We watched a competition of kids doing highland dancing to the accompaniment of a bagpiper. This is the big time for them, sort of like Little Miss Canada. One poor little girl interrupted her dance as one member of a trio, and bolted from the stage, vomiting. Another, doing the sword dance, landed on her sword, gashing open her foot, which left her lame for life. Those are the breaks.
Then we went on to the Art Gallery of Toronto to see the collection of Catherine the Great, on loan from the Hermitage. She was into Flemish Art--lots of Rubens and van Dyck. Usually, I fly through museums, but this exhibit had a wonderful audio tour, and it was really excellent. We went to a permanent exhibit of contemporary art, filled with ridiculous stuff by Jim Dine and others, who get rich people to drool over their toilet bowls and sinks. In the museum shop we bought some Russian lacquered boxes from Palekh, utilizing the power of the dollar to get some great prices.
Then on to Chinatown. Toronto is a city of ethnicity, and the Chinese are very well represented. We had some dim sum that was OK, but not as good as that magical place in Boston.

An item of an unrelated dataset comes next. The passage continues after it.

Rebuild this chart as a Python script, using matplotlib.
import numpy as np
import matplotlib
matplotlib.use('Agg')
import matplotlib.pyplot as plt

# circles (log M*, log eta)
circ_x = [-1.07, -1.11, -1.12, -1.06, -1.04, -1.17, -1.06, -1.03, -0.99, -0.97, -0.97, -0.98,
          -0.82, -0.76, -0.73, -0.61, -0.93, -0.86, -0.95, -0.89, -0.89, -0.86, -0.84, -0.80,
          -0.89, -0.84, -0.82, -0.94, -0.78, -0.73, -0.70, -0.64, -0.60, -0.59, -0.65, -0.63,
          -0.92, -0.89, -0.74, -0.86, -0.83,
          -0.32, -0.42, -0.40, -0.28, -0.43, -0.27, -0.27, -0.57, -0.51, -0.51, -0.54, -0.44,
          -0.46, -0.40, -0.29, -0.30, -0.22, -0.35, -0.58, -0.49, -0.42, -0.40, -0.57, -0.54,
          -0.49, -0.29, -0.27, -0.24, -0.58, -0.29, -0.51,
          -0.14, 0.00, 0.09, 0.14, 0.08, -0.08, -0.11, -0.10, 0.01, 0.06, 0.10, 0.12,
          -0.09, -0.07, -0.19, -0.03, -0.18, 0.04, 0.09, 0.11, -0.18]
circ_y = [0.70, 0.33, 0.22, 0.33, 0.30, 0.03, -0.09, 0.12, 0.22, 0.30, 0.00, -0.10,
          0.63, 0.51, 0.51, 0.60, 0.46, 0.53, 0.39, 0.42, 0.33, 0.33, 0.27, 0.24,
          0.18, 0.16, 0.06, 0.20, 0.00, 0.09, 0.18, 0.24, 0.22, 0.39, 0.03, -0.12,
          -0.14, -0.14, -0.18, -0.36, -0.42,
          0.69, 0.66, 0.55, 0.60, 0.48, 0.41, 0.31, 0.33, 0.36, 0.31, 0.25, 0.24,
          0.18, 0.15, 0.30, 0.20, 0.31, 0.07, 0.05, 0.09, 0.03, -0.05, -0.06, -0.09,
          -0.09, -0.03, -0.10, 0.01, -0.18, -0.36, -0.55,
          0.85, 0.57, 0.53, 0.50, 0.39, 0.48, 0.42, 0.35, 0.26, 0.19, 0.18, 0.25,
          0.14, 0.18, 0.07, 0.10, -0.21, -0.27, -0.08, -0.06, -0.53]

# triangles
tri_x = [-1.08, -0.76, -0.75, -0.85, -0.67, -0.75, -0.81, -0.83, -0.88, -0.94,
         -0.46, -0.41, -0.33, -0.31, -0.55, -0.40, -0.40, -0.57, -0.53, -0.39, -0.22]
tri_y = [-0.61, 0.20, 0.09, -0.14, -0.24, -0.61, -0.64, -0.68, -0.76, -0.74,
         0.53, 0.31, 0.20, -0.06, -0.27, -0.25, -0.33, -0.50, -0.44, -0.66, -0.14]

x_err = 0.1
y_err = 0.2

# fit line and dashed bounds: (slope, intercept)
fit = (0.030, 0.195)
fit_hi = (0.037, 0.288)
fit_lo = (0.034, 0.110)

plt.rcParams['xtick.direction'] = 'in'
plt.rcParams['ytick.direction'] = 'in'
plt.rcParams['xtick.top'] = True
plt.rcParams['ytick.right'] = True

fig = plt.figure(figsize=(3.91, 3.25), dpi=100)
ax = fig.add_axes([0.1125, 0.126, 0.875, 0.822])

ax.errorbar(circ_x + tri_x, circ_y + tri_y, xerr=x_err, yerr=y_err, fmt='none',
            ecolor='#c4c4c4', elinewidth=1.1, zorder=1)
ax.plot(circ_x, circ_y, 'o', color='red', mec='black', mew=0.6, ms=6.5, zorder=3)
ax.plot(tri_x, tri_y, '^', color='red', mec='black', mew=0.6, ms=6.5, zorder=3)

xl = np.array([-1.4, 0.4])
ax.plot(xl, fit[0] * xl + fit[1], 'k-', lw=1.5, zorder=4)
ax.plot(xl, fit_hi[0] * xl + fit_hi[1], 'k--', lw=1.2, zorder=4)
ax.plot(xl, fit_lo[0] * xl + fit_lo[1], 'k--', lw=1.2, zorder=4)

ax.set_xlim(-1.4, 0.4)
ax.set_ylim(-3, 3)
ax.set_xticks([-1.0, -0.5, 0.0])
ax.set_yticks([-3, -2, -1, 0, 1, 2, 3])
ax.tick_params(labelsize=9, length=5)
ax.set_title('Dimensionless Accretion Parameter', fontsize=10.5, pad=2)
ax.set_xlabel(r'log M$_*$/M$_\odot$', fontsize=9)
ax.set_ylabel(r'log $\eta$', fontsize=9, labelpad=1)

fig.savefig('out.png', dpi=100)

We went back to our room and then on to a movie, Amores Perros, by the Mexican director Iñárritu. This is a perfect movie, with a bizarre plot--three themes, filled with bizarre characters who interweave with each other throughout the film, drawn together by the ferocity and devotion of dogs, who mirror the ferocity, savagery, loyalty, and betrayal of the people around them. It's a long movie, and you are on the edge of your seat every minute. Five Farklempt Stars. The movie was shown in what they call in Toronto a V.I.P. theatre. This is a tiny theatre within a megacomplex that seats only 40 people. You pay $15 Canadian ($9 US) instead of $4.50 US that you would pay for a senior rate in a regular movie. There is no senior discount. There is no line. An usher shows you to your seat. The seats have tons of legroom, are situated in groups of two, separated by little end tables. An usher comes with a tray and takes your order for soft drinks or food. There is a nice intimacy about watching a movie in this setting. Best of all, nobody talks. Also, there is a private bathroom, only for V.I.P. patrons. This is a nice gesture, but there was a line in front of the V.I.P. bathroom when we left, and room for only one person at a time inside, so we peed with the serfs.

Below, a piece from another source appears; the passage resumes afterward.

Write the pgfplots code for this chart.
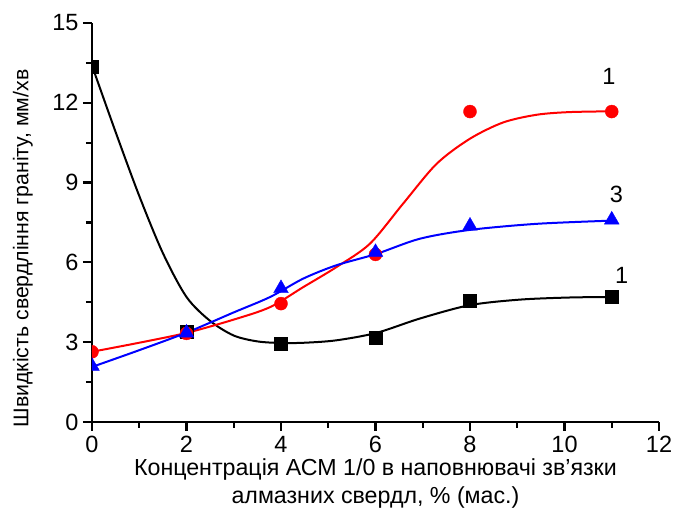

Then, a late supper at Bistro Tournesol, a small place in an offbeat neighborhood, where we had two great salads, one caesar and one with curly and Belgian endive with bleu cheese. Then a filet of snapper from British Columbia done in Normand style, with green and red apples, apple cider, mushrooms, onions, and white wine; and divine Provimi calves liver, plain and simple, medium-rare, with brussels sprouts. They brought some perfect pommes frites.For dessert, a pecan pie with carmelized peaches and crème fraîche, and excellent decaf.
Sunday morning, we went to meet the Hippoboat
at 9:00 AM, for which we had made a reservation. By 9:30, there was no
bus. When we called, they apologized, saying that the 9 AM bus had been
cancelled, and offered us complimentary seats on the 11:00 AM tour.
It was just as well, because it sure wasn't worth the $23/person (Canadian) price of admission. It is a large amphibious vehicle, seating 40 that drives around the downtown area and then plunges into Lake Ontario Harbor to cruise along the waterfront. The tour guide was a young woman who described everything as "nice," "cool," or "really cool." She pointed out every bar and nightclub, and listed what bands and rock groups were playing where. Her favorite event was the concert at Ontario Place given last year by Britney Spears. Still, it killed the morning at no cost.
We took a cab to York University, to drop off Carol, where she is chairing her conference, and I continued on to the airport. I bought a litre of Laphoigh at $26 US, and took the flight back to Providence. On board were Marcia Kaunfer, coming back from a family Bat Mitzvah in Toronto, and Nate and Barbara Epstein, visiting their daughter and grandchildren in Toronto. Turns out they were staying at the hotel right next to ours.